Like countless other believers around the world, as I prepare for the Christmas season I will read these passages again and again. They are familiar and comforting, and perhaps that’s the problem: because I have come to these passages so often, I am tempted to think that there is nothing new for the Holy Spirit to reveal through these words. That would be a mistake, because the Bible narrative of the birth of Christ is not only inspired storytelling but also useful for training in right relationship with God. What better way to prepare for Christmas than to go deeper in our relationship with the Father?
Let me suggest that the birth narratives--like all scripture--are food for students of Jesus. These passages are filled with challenges to our faith, and filled with the encouragement we need to grow in God. Today I would like to share just four observations from the first chapter of Matthew.
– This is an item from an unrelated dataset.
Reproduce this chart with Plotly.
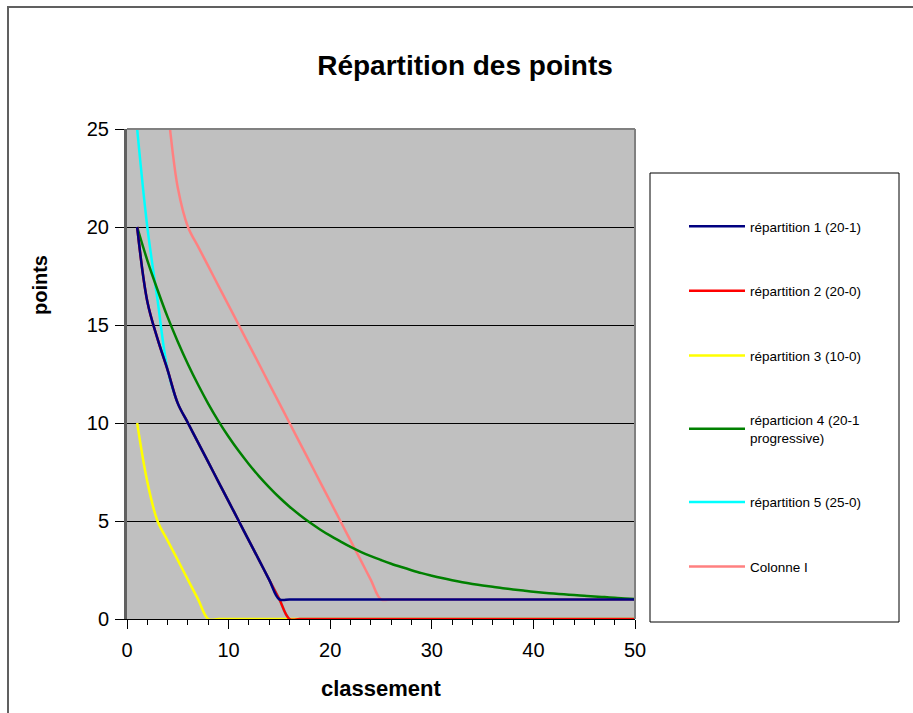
import plotly.graph_objects as go

# ---------------- data ----------------
classement = list(range(1, 51))

rep1 = [20, 16.2, 14.3, 12.7, 11, 10, 9, 8, 7, 6, 5, 4, 3, 2, 1,
        1, 1, 1, 1, 1, 1, 1, 1, 1, 1, 1, 1, 1, 1, 1,
        1, 1, 1, 1, 1, 1, 1, 1, 1, 1, 1, 1, 1, 1, 1,
        1, 1, 1, 1, 1]
rep2 = [20, 16.2, 14.3, 12.7, 11, 10, 9, 8, 7, 6, 5, 4, 3, 2, 1,
        0, 0, 0, 0, 0, 0, 0, 0, 0, 0, 0, 0, 0, 0, 0,
        0, 0, 0, 0, 0, 0, 0, 0, 0, 0, 0, 0, 0, 0, 0,
        0, 0, 0, 0, 0]
rep3 = [10, 7, 5, 4, 3, 2, 1, 0, 0, 0, 0, 0, 0, 0, 0,
        0, 0, 0, 0, 0, 0, 0, 0, 0, 0, 0, 0, 0, 0, 0,
        0, 0, 0, 0, 0, 0, 0, 0, 0, 0, 0, 0, 0, 0, 0,
        0, 0, 0, 0, 0]
rep4 = [20, 18.3, 16.8, 15.4, 14.15, 13.0, 11.95, 10.98, 10.1, 9.3,
        8.57, 7.9, 7.28, 6.72, 6.2, 5.73, 5.31, 4.92, 4.57, 4.25,
        3.96, 3.68, 3.43, 3.21, 3.01, 2.82, 2.65, 2.49, 2.34, 2.21,
        2.09, 1.98, 1.88, 1.79, 1.71, 1.64, 1.57, 1.51, 1.45, 1.39,
        1.34, 1.30, 1.26, 1.22, 1.18, 1.15, 1.12, 1.08, 1.05, 1.02]
rep5 = [25, 20, 16.3, 12.7, 11, 10, 9, 8, 7, 6, 5, 4, 3, 2, 1,
        0, 0, 0, 0, 0, 0, 0, 0, 0, 0, 0, 0, 0, 0, 0,
        0, 0, 0, 0, 0, 0, 0, 0, 0, 0, 0, 0, 0, 0, 0,
        0, 0, 0, 0, 0]
colI = [38, 34, 30, 26, 22, 20, 19, 18, 17, 16, 15, 14, 13, 12, 11,
        10, 9, 8, 7, 6, 5, 4, 3, 2, 1, 1, 1, 1, 1, 1,
        1, 1, 1, 1, 1, 1, 1, 1, 1, 1, 1, 1, 1, 1, 1,
        1, 1, 1, 1, 1]

names = ["répartition 1 (20-1)", "répartition 2 (20-0)", "répartition 3 (10-0)",
         "réparticion 4 (20-1<br>progressive)", "répartition 5 (25-0)", "Colonne I"]
series = [rep1, rep2, rep3, rep4, rep5, colI]
colors = ["#000080", "#FF0000", "#FFFF00", "#008000", "#00FFFF", "#FF8080"]

y_ticks = [0, 5, 10, 15, 20, 25]
x_ticks = [0, 10, 20, 30, 40, 50]

FONT = "Liberation Sans, Arial, sans-serif"

fig = go.Figure()
# draw order: later series underneath (as in the original)
draw_order = [5, 4, 3, 2, 1, 0]
for i in draw_order:
    fig.add_trace(go.Scatter(
        x=classement, y=series[i], name=names[i], mode="lines",
        line=dict(color=colors[i], width=2.5, shape="spline", smoothing=1),
        legendgroup="g%d" % i, legendrank=i + 1, showlegend=True,
        hoverinfo="skip"))

def px_x(p):
    return (p - 127) / 508.0

def px_y(p):
    return (619 - p) / 490.0

shapes = [
    # outer chart frame
    dict(type="rect", xref="paper", yref="paper", x0=px_x(8), x1=1.7, y0=-0.4, y1=px_y(7),
         line=dict(color="#606060", width=2), fillcolor="rgba(0,0,0,0)", layer="below"),
    # legend frame
    dict(type="rect", xref="paper", yref="paper", x0=px_x(650), x1=px_x(899),
         y0=px_y(622), y1=px_y(173), line=dict(color="black", width=1),
         fillcolor="white", layer="below"),
    # plot area border (top & right)
    dict(type="line", xref="paper", yref="paper", x0=0, x1=1, y0=1, y1=1,
         line=dict(color="#808080", width=2), layer="above"),
    dict(type="line", xref="paper", yref="paper", x0=1, x1=1, y0=0, y1=1,
         line=dict(color="#808080", width=2), layer="above"),
]

annotations = [
    dict(text="<b>points</b>", xref="paper", yref="paper", x=px_x(40), y=px_y(285),
         textangle=-90, showarrow=False, font=dict(family=FONT, size=20, color="black"),
         xanchor="center", yanchor="middle"),
    dict(text="<b>classement</b>", xref="paper", yref="paper", x=0.5, y=px_y(688),
         showarrow=False, font=dict(family=FONT, size=22, color="black"),
         xanchor="center", yanchor="middle"),
]

fig.update_layout(
    width=913, height=713,
    margin=dict(l=127, r=278, t=129, b=94, autoexpand=False),
    paper_bgcolor="white", plot_bgcolor="#C0C0C0",
    font=dict(family=FONT, color="black"),
    title=dict(text="<b>Répartition des points</b>", xref="container", yref="container",
               x=465 / 913, y=1 - 65 / 713, xanchor="center", yanchor="middle",
               font=dict(family=FONT, size=28, color="black")),
    xaxis=dict(range=[0, 50], tickvals=x_ticks, ticktext=[str(v) for v in x_ticks],
               ticks="outside", ticklen=9, tickcolor="black", tickwidth=1,
               showgrid=False, zeroline=False, showline=True, linecolor="black", linewidth=1,
               tickfont=dict(family=FONT, size=20, color="black"), ticklabelstandoff=4,
               minor=dict(dtick=2, tick0=0, ticks="outside", ticklen=5, tickcolor="black",
                          tickwidth=1, showgrid=False),
               fixedrange=True),
    yaxis=dict(range=[0, 25], tickvals=y_ticks, ticktext=[str(v) for v in y_ticks],
               ticks="outside", ticklen=9, tickcolor="black", tickwidth=1,
               showgrid=True, gridcolor="black", gridwidth=1,
               zeroline=False, showline=True, linecolor="#606060", linewidth=3,
               tickfont=dict(family=FONT, size=20, color="black"), ticklabelstandoff=2,
               fixedrange=True),
    legend=dict(xref="container", yref="container", x=684 / 913, y=1 - 211 / 713,
                xanchor="left", yanchor="top", bgcolor="rgba(0,0,0,0)", borderwidth=0,
                font=dict(family=FONT, size=13.5, color="black"),
                tracegroupgap=44, itemwidth=56, traceorder="grouped", maxheight=700),
    shapes=shapes,
    annotations=annotations,
    showlegend=True,
)

fig.write_html("out.html", config={"displayModeBar": False},
               post_script="document.body.style.margin='0';")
1). Poor Joseph--God didn’t get his approval before acting. Can you imagine the real-life shock of these words: “Mary was pledged to be married to Joseph, but before they came together, she was found to be with child through the Holy Spirit.” (Matthew 1: 18) Mary received an angelic visitation and the overshadowing of the Holy Spirit. Joseph received the worst news of his life. God “drafted” Joseph into a difficult position--would the Almighty ever do the same to us? Have we ever considered the implications of God’s sovereignty? If we affirm that we belong to him are we willing to be drafted as Joseph was?
2). The narrative reveals the actions of a righteous man. In his confusion and pain, Joseph’s first concern was for Mary, he “did not want to expose her to public disgrace.” (1: 19) How many of us would have this priority? Perhaps this is why the scripture labels Joseph a “righteous man.” Scripture is demonstrating what true righteousness looks like in action. It’s revealing as well that the scripture describes Joseph's righteousness not in terms of his relationship to God, but in terms of his relationship to Mary. True righteousness extends two directions--toward God and man.
3). Joseph resisted the urge to act rashly. Even in his concern for Mary and her reputation he was still determined to divorce her (in modern terms, "break the engagement"). Yet verse 20 reveals that he took time to consider his actions. When Joseph was faced with the impossible, he did not rush to judgment. The scriptures do not indicate how long he waited, but he took time to consider his actions. And in that period of time, Joseph positioned himself to hear from God in a most unusual manner:
4). “An angel of the Lord appeared to him in a dream and said, ‘Joseph son of David, do not be afraid to take Mary home as your wife.’” God gave Joseph a dream, a dream that would change his life forever. This must’ve been some dream, or Joseph must’ve been some righteous man, or both. Engagement, unexpected pregnancy, and an out-of-this-world explanation would be enough to give anyone dreams. But God chose a dream as the means to provide divine direction, and Joseph recognized the dream as God’s personal leading. In fact, dreams are mentioned no fewer than four times in Matthew 1 & 2. I believe scripture is teaching us that God can and does guide his children through dreams. Imagine: in an emotionally charged situation, just when we would be tempted to ignore our dreams as a product of our subconscious, God is present: leading, directing, and guiding--through dreams. By the way, there is no indication that Joseph heard anything else from God until after the baby was born. He remained faithful to God’s instructions for months, all based on one dream!
The Christmas season offers an opportunity to anyone who would become a student of Jesus. Can we imagine ourselves in these situations? Between Matthew and Luke's gospels the cast of Christmas characters is pretty large: Mary, Joseph, Elizabeth, Zechariah, Simeon, Anna, the Magi and shepherds. They are the stuff of Christmas pageants, and cheesy dramas. They are also the stuff of God’s instruction to his disciples.